■ Collected data ■
════════

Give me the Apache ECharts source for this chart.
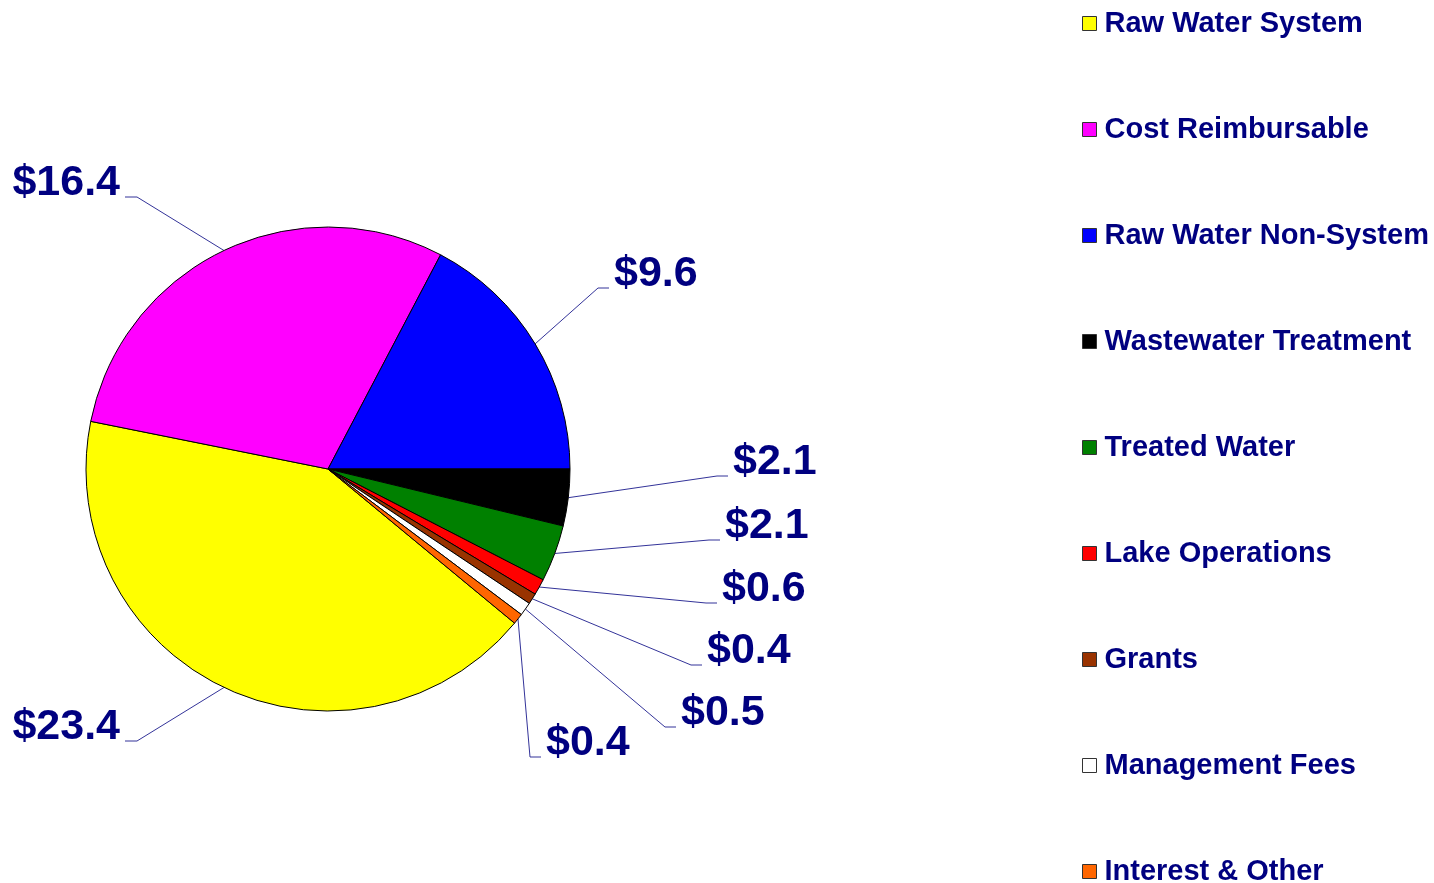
<!DOCTYPE html>
<html>
<head>
<meta charset="utf-8">
<script src="https://cdn.jsdelivr.net/npm/echarts@6/dist/echarts.min.js"></script>
<style>
    html, body { margin: 0; padding: 0; background: #fff; }
    #grafico { width: 1434px; height: 883px; }
</style>
</head>
<body>
<div id="grafico"></div>
<script>
// ==============================================
// DATOS (millones de dólares)
// ==============================================

const categorias = ['Raw Water System', 'Cost Reimbursable', 'Raw Water Non-System', 'Wastewater Treatment',
    'Treated Water', 'Lake Operations', 'Grants', 'Management Fees', 'Interest & Other'];
const valores = [23.4, 16.4, 9.6, 2.1, 2.1, 0.6, 0.4, 0.5, 0.4];
const colores = ['#ffff00', '#ff00ff', '#0000ff', '#000000', '#008000', '#ff0000', '#993300', '#ffffff', '#ff6600'];

// ==============================================
// DISPOSICIÓN
// ==============================================

const centro = [328, 469];
const radio = 242;
// posición de cada etiqueta: [x del borde, y del centro, lado]
const etiquetas = [
    [120, 727, 'izq'],
    [120, 183, 'izq'],
    [614, 274, 'der'],
    [733, 462, 'der'],
    [725, 526, 'der'],
    [722, 589, 'der'],
    [707, 651, 'der'],
    [681, 713, 'der'],
    [546, 743, 'der']
];

const total = valores.reduce((a, b) => a + b, 0);
// la porción negra empieza justo a las 3 en punto
const anguloInicio = 360 * (valores[0] + valores[1] + valores[2]) / total;

function anclaPorcion(i) {
    let acum = 0;
    for (let k = 0; k < i; k++) acum += valores[k];
    const ang = (anguloInicio - 360 * (acum + valores[i] / 2) / total) * Math.PI / 180;
    return [centro[0] + radio * Math.cos(ang), centro[1] - radio * Math.sin(ang)];
}

const chart = echarts.init(document.getElementById('grafico'));

const option = {
    animation: false,
    backgroundColor: '#ffffff',
    legend: {
        orient: 'vertical',
        left: 1082,
        top: 9,
        height: 1000,
        padding: 0,
        itemWidth: 14,
        itemHeight: 14,
        itemGap: 77,
        icon: 'rect',
        selectedMode: false,
        itemStyle: { borderColor: '#333333', borderWidth: 1 },
        textStyle: {
            fontFamily: 'Liberation Sans, Arial, sans-serif',
            fontSize: 29,
            fontWeight: 'bold',
            color: '#000080',
            padding: [0, 0, 0, 3]
        },
        data: categorias
    },
    series: [{
        type: 'pie',
        center: centro,
        radius: radio,
        startAngle: anguloInicio,
        clockwise: true,
        avoidLabelOverlap: false,
        emphasis: { disabled: true },
        itemStyle: { borderColor: '#000000', borderWidth: 1 },
        label: {
            show: true,
            position: 'outside',
            formatter: (p) => '$' + p.value.toFixed(1),
            fontFamily: 'Liberation Sans, Arial, sans-serif',
            fontSize: 43,
            fontWeight: 'bold',
            color: '#000080'
        },
        labelLine: {
            show: true,
            length: 10,
            length2: 10,
            lineStyle: { color: '#333399', width: 1 }
        },
        labelLayout: function (params) {
            const i = params.dataIndex;
            const [lx, ly, lado] = etiquetas[i];
            const ancla = anclaPorcion(i);
            const bajo = ly + 14;
            const izq = lado === 'izq';
            const fin = [izq ? lx + 5 : lx - 5, bajo];
            const codo = [izq ? lx + 17 : lx - 16, bajo];
            return {
                x: lx,
                y: ly,
                align: izq ? 'right' : 'left',
                verticalAlign: 'middle',
                labelLinePoints: [ancla, codo, fin]
            };
        },
        data: categorias.map((c, i) => ({ name: c, value: valores[i], itemStyle: { color: colores[i] } }))
    }]
};

chart.setOption(option);
</script>
</body>
</html>
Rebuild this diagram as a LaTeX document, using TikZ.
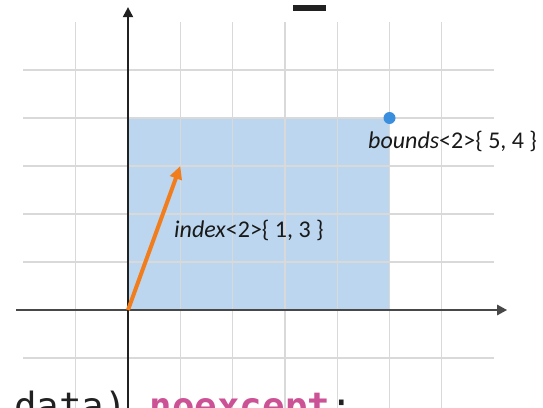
\documentclass[tikz,border=0pt]{standalone}
\usepackage{fontspec}
\usepackage{tikz}
\usetikzlibrary{arrows.meta,positioning}
\newfontfamily\labelfont{Carlito}
\newfontfamily\codefont{DejaVu Sans Mono}
\definecolor{gridgray}{RGB}{217,217,217}
\definecolor{areablue}{RGB}{187,214,238}
\definecolor{dotblue}{RGB}{58,142,222}
\definecolor{vecorange}{RGB}{242,125,28}
\definecolor{kwpink}{RGB}{204,82,150}
\definecolor{axisgray}{RGB}{72,72,72}

\begin{document}
\begin{tikzpicture}[
  x=52.3pt,y=48pt,
  gridline/.style={draw=gridgray,line width=1.3pt},
  axis/.style={-{Triangle[length=10pt,width=10pt]},line width=2pt},
  vec/.style={-{Triangle[length=13pt,width=12pt]},line width=4pt,draw=vecorange},
  pt/.style={circle,fill=dotblue,inner sep=0pt,minimum size=12pt},
  lbl/.style={anchor=base west,inner sep=0pt,font=\labelfont\fontsize{24}{27}\selectfont,text=black!90}
]
  \useasboundingbox (-2.4474,-2.0208) rectangle (7.935,6.4583);
  \clip (-2.4474,-2.0208) rectangle (7.935,6.4583);

  % area spanned by the bounds
  \fill[areablue] (0,0) rectangle (5,4);

  % grid
  \foreach \gx in {-1,1,2,...,6}
    \draw[gridline] (\gx,-2.1) -- (\gx,6);
  \foreach \gy in {-1,1,2,...,5}
    \draw[gridline] (-2,\gy) -- (7,\gy);

  % axes
  \coordinate (O) at (0,0);
  \coordinate (xl) at (-2.14,0);
  \coordinate (xr) at (7.25,0);
  \coordinate (yb) at (0,-2.1);
  \coordinate (yt) at (0,6.31);
  \draw[axis,draw=axisgray,line width=2.5pt] (xl) -- (xr);
  \draw[axis,draw=black!87] (yb) -- (yt);

  % index vector and bounds point
  \coordinate (idx) at (1,3);
  \draw[vec] (O) -- (idx);
  \node[pt] (bnd) at (5,4) {};

  \node[lbl] (idxlbl) at (0.88,1.52) {\textit{index}<2>\{ 1, 3 \}};
  \node[lbl] (bndlbl) at (4.589,3.375) {\textit{bounds}<2>\{ 5, 4 \}};

  % bits of the surrounding code listing
  \fill[black!87] (3.155,6.229) rectangle (3.786,6.354);
  \node[anchor=base west,inner sep=0pt,font=\codefont\fontsize{37.5}{40}\selectfont,text=black!87]
    (code) at (-2.18,-2.29) {data) \textcolor{kwpink}{\bfseries noexcept};};
\end{tikzpicture}
\end{document}
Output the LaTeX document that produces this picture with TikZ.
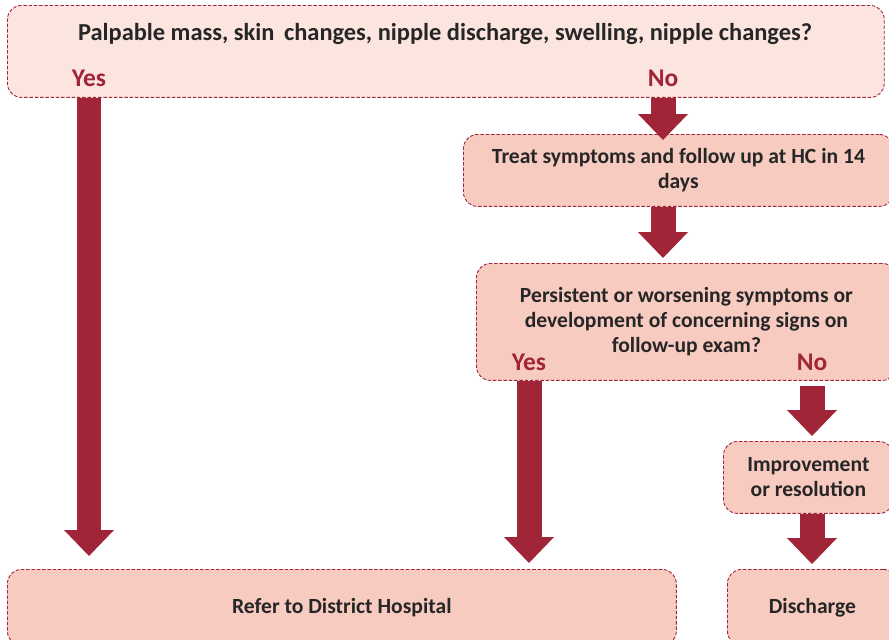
\documentclass[tikz,border=0pt]{standalone}
\usepackage{fontspec}
\setmainfont{Carlito}
\usepackage{xcolor}
\usetikzlibrary{arrows.meta, positioning}
\definecolor{figred}{RGB}{161,37,56}
\definecolor{figpink}{RGB}{248,203,193}
\definecolor{figpale}{RGB}{252,229,223}
\definecolor{figtext}{RGB}{38,38,38}
\tikzstyle{flowbox} = [rectangle, rounded corners=8pt, anchor=north west,
fill=figpink, draw=figred, dash pattern=on 2pt off 1pt, line width=0.5pt,
align=center, inner sep=0pt, text=figtext,
font=\bfseries\fontsize{12.3}{14.3}\selectfont]
\tikzstyle{answer} = [text=figred, font=\bfseries\fontsize{14.5}{16}\selectfont]
\tikzstyle{arrow} = [-{Triangle[width=1cm, length=0.52cm, line width=0pt]},
line width=0.5cm, draw=figred]

\begin{document}
\begin{tikzpicture}[x=0.02cm, y=-0.02cm]
    \useasboundingbox (0,0) rectangle (889,639);
    % question box at the top, the answers sit in its lower edge
    \node (q1) [flowbox, fill=figpale, minimum width=17.54cm, minimum height=1.84cm] at (7,5) {};
    \node (q1txt) [font=\bfseries\fontsize{13.9}{16}\selectfont, text=figtext] at (445,34)
    {Palpable mass, skin\, changes, nipple discharge, swelling, nipple changes?};
    \node (yes1) [answer] at (89,78) {Yes};
    \node (no1) [answer] at (663,78) {No};

    \node (treat) [flowbox, minimum width=8.6cm, minimum height=1.44cm] at (463,134)
    {Treat symptoms and follow up at HC in 14\\ days};
    \node (q2) [flowbox, minimum width=8.4cm, minimum height=2.34cm] at (476,263)
    {Persistent or worsening symptoms or\\ development of concerning signs on\\ follow-up exam?};
    \node (yes2) [answer] at (529,362) {Yes};
    \node (no2) [answer] at (812,362) {No};

    \node (improve) [flowbox, minimum width=3.4cm, minimum height=1.44cm] at (723,441)
    {Improvement\\ or resolution};
    \node (refer) [flowbox, minimum width=13.38cm, minimum height=1.52cm] at (7,569)
    {Refer to District Hospital};
    \node (discharge) [flowbox, minimum width=3.4cm, minimum height=1.52cm] at (727,569)
    {Discharge};

    \draw[arrow, shorten >=0.26cm] (q1.south -| yes1) -- (refer.north -| yes1);
    \draw[arrow, shorten >=-0.12cm] (q1.south -| no1) -- (treat.north -| no1);
    \draw[arrow, shorten >=0.1cm] (treat.south -| no1) -- (q2.north -| no1);
    \draw[arrow, shorten >=0.12cm] (q2.south -| yes2) -- (refer.north -| yes2);
    \draw[arrow, shorten <=0.1cm, shorten >=0.1cm] (q2.south -| no2) -- (improve.north -| no2);
    \draw[arrow, shorten >=0.1cm] (improve.south -| no2) -- (discharge.north -| no2);
\end{tikzpicture}
\end{document}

════════

■ EXERCISE OBJECTIVE ■
Beginning with the line above that contains "Output the LaTeX" and finishing with the line that contains "(no2) [answer] at", print those lines exactly and only. Skip all pictures.

■ ANSWER TO THE PROBLEM ■
Output the LaTeX document that produces this picture with TikZ.
\documentclass[tikz,border=0pt]{standalone}
\usepackage{fontspec}
\setmainfont{Carlito}
\usepackage{xcolor}
\usetikzlibrary{arrows.meta, positioning}
\definecolor{figred}{RGB}{161,37,56}
\definecolor{figpink}{RGB}{248,203,193}
\definecolor{figpale}{RGB}{252,229,223}
\definecolor{figtext}{RGB}{38,38,38}
\tikzstyle{flowbox} = [rectangle, rounded corners=8pt, anchor=north west,
fill=figpink, draw=figred, dash pattern=on 2pt off 1pt, line width=0.5pt,
align=center, inner sep=0pt, text=figtext,
font=\bfseries\fontsize{12.3}{14.3}\selectfont]
\tikzstyle{answer} = [text=figred, font=\bfseries\fontsize{14.5}{16}\selectfont]
\tikzstyle{arrow} = [-{Triangle[width=1cm, length=0.52cm, line width=0pt]},
line width=0.5cm, draw=figred]

\begin{document}
\begin{tikzpicture}[x=0.02cm, y=-0.02cm]
    \useasboundingbox (0,0) rectangle (889,639);
    % question box at the top, the answers sit in its lower edge
    \node (q1) [flowbox, fill=figpale, minimum width=17.54cm, minimum height=1.84cm] at (7,5) {};
    \node (q1txt) [font=\bfseries\fontsize{13.9}{16}\selectfont, text=figtext] at (445,34)
    {Palpable mass, skin\, changes, nipple discharge, swelling, nipple changes?};
    \node (yes1) [answer] at (89,78) {Yes};
    \node (no1) [answer] at (663,78) {No};

    \node (treat) [flowbox, minimum width=8.6cm, minimum height=1.44cm] at (463,134)
    {Treat symptoms and follow up at HC in 14\\ days};
    \node (q2) [flowbox, minimum width=8.4cm, minimum height=2.34cm] at (476,263)
    {Persistent or worsening symptoms or\\ development of concerning signs on\\ follow-up exam?};
    \node (yes2) [answer] at (529,362) {Yes};
    \node (no2) [answer] at (812,362) {No};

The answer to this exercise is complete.